On the other hand, I did get a message the same day from the Richmond ML, so perhaps I’ll have better luck over there. It can’t be any worse; she at least responded.

So if you’re reading this, JRW, you’ve got some ‘splaining to do to a very disappointed writer who was very much looking forward to this write-in.


7 thoughts on “UPDATED: Writing Workshops and How to Fail At Them

  1. While I can understand your frustration, I don’t think the blame is entirely on them. Weekly meetups sound like social gatherings to me, not write-ins. Did you check? Did you contact anyone to ask? Did you ask anyone *at the place*? It doesn’t sound like you spoke to anyone but your father, and I don’t think peering at other people’s computer screens is the most effective (or polite, or even socially acceptable) way of determining why someone is at a dining establishment.

    Maybe they do owe you an apology for not responding if you tried contacting someone to ask, but to apologize for not asking every stranger who looks like they’ve never been there before if they’re there for the writer’s group? Even ones who don’t approach them at all? I don’t think so. In fact, if I were part of this group, I would be offended and quite frankly would want an apology from *you*. Grovel? Are you serious? Because they didn’t come greet someone who happened to be eating at the same place? Someone who was probably acting kind of creepy and peering at my computer, at that? I should think not.

    1. The way the Meetup link is worded, it’s expected to be an event where you have a chance to write and connect with other writers. While it may not be a “write-in” the way NaNo runs them, it is still a writing-based event.

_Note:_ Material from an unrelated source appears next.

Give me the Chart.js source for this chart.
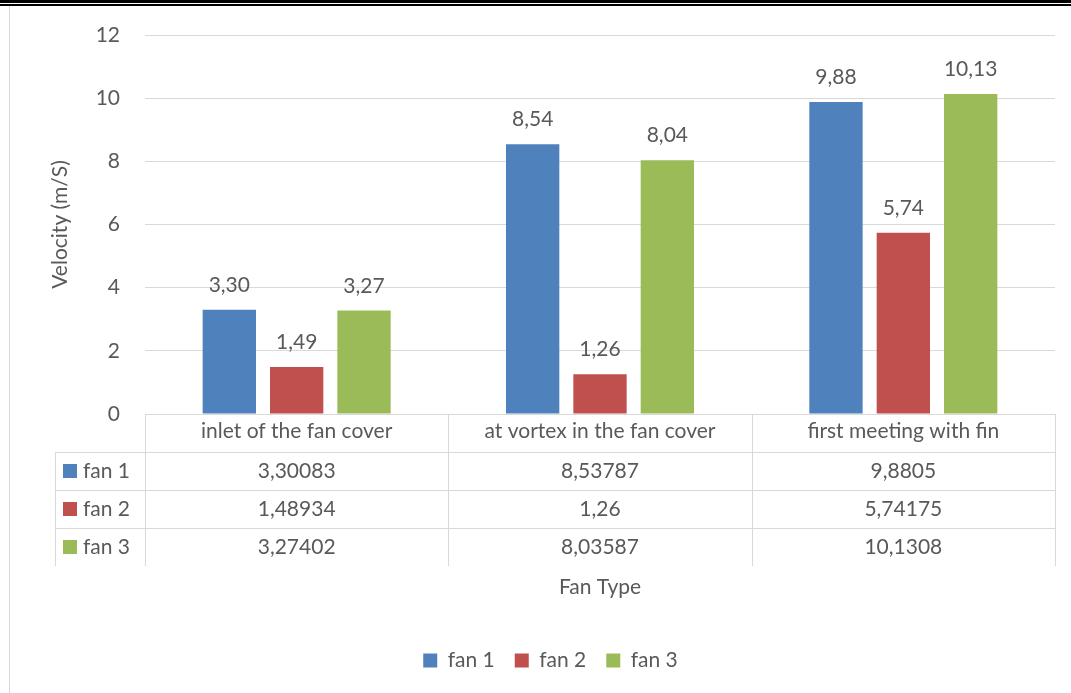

      When you RSVP to a Meetup, it’s sent to the coordinator so that they know who to expect.

      No, I don’t actually expect grovelling. That’s ridiculous. And as I said, I don’t believe it should be the onus of the new members to find the group itself. To not have signage, not to ask why newcomers are there, not have any indication that an event was happening, is not how any sort of event should be run.

      Nor was I “being creepy” and “peering” at anything. When we walked in, one of the men was facing away from me and as such, his screen was facing me. When I looked over, I recognized the Facebook main page.

      And yes, I’ve discussed the situation with the NaNo supervisors.

      1. “And as I said, I don’t believe it should be the onus of the new members to find the group itself.”

        Quite, that is what you said. And what I said (in significantly more words) is that even I, with my non-functional social instincts and inferior comprehension thereupon, know that more effort is expected of potential new members than simply showing up at a public place.

        In even fewer words, just to be clear: I am saying that you are wrong.

  2. As the “other person involved” I’m afraid I have to disagree with you as well Inventrix. The nature of MeetUp is to try and make integrating into new social groups as simple as possible. That’s why you notify the host that you’re coming SO THAT THEY ARE LOOKING FOR YOU. We actually did make an effort to “look” like writers, notepads, writing tools, puzzled looks as we peered around the room. That’s really all any noob should be asked for if the group is inviting them in. The burden falls on the host in ANY social situation. That’s not new, that’s old school.

    I’ve been to one other MeetUp based event and the host was watching everyone who came in, looking for the people she expected.

    In the end we goofed since neither of us got the right address. But in the theoretical sphere, I think you’re wrong.